|
Cementerio andino, Salta, Argentina. Foto: Ángel m. Bermejo (c) |
Estos días de principios de noviembre se dedican en el mundo
católico a recordar a los difuntos. Como sí hiciera falta una fecha
concreta para que recordemos a nuestros muertos, que pueden estar más
presentes en nuestro día a día que muchos de los vivos que nos rodean.
Hay quien dice que conviene visitar los cementerios de las ciudades
a las que se llega, porque la forma de tratar a los muertos dice mucho
de una sociedad. Esos detalles resultan evidentes de un solo golpe, lo
que resulta muy cómodo e instructivo. Es una teoría.

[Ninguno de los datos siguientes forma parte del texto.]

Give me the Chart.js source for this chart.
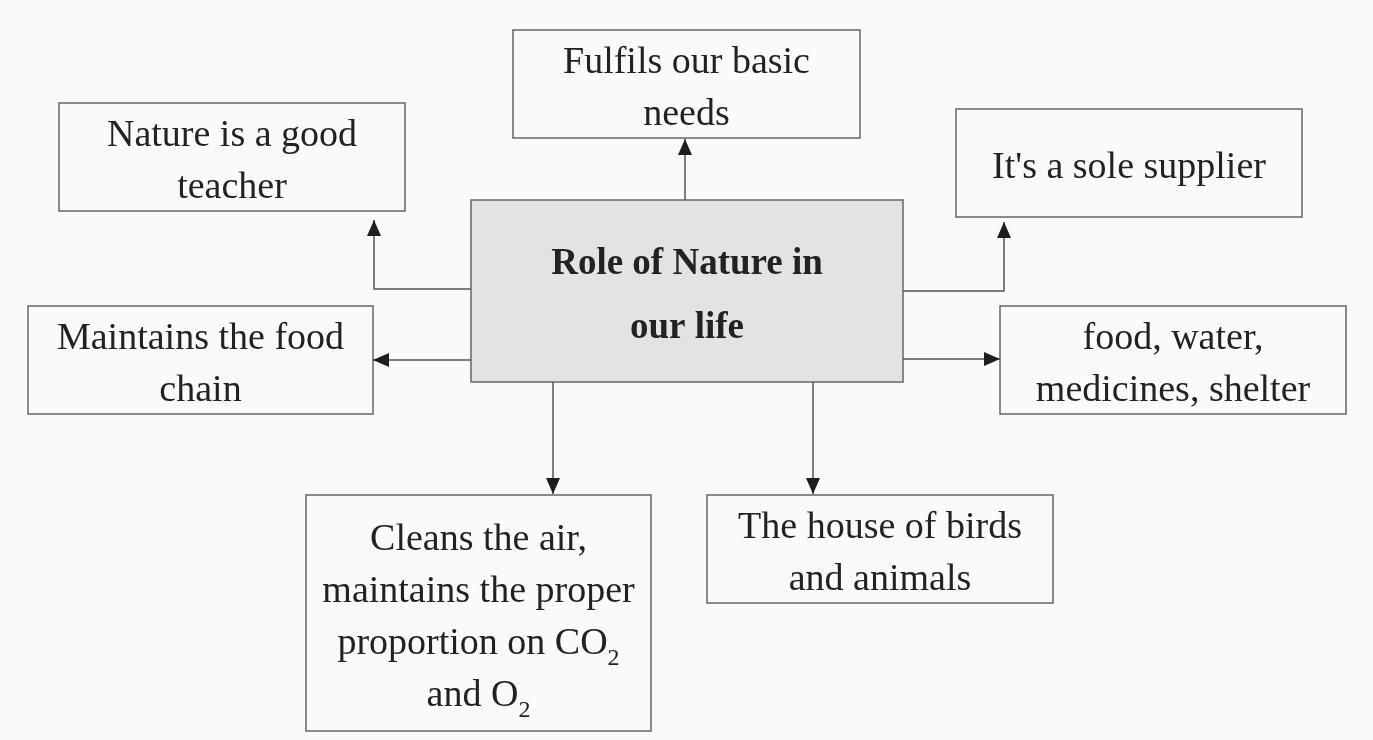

Uno visita cementerios en los lugares por los que pasa porque va en
busca de la tumba de un personaje que le atrae por algún motivo, porque
le han dicho que tiene un interés especial, o porque se los encuentra
sin querer.
Este año, al recorrer el noroeste de Argentina, los iba viendo
desde la carretera. Aunque estuvieran alejados, destacaban en medio del
paisaje áspero y hermoso de los Andes. A veces se veía el cementerio
pero no el pueblo.
En una ocasión paramos para fotografiar un cementerio desde la
distancia. Un río nos impedía acercarnos a él. Allí estaban las tumbas,
apretadas en una ladera, como si no hubiera sitio para estar más anchos a
pesar de estar rodeadas de soledad.
Al verlo se me ocurrió que ese cementerio encajaría bien en un
nacimiento. Si, ya sé que un cementerio es lo más opuesto posible a un
nacimiento, pero igual que está el pesebre, y se ponen ríos, puentes,
casas, montañas y hay pastores, reyes magos, camellos, burra, buey,
ovejas y hasta personajes escatológicos, también debería haber un
cementerio. Tal vez al fondo, en segundo o tercer plano, para
recordarnos a todos la naturalidad de los cementerios.
Si yo diseñara un cementerio de nacimiento me inspiraría en ése que vi desde la distancia en un valle de los Andes argentinos.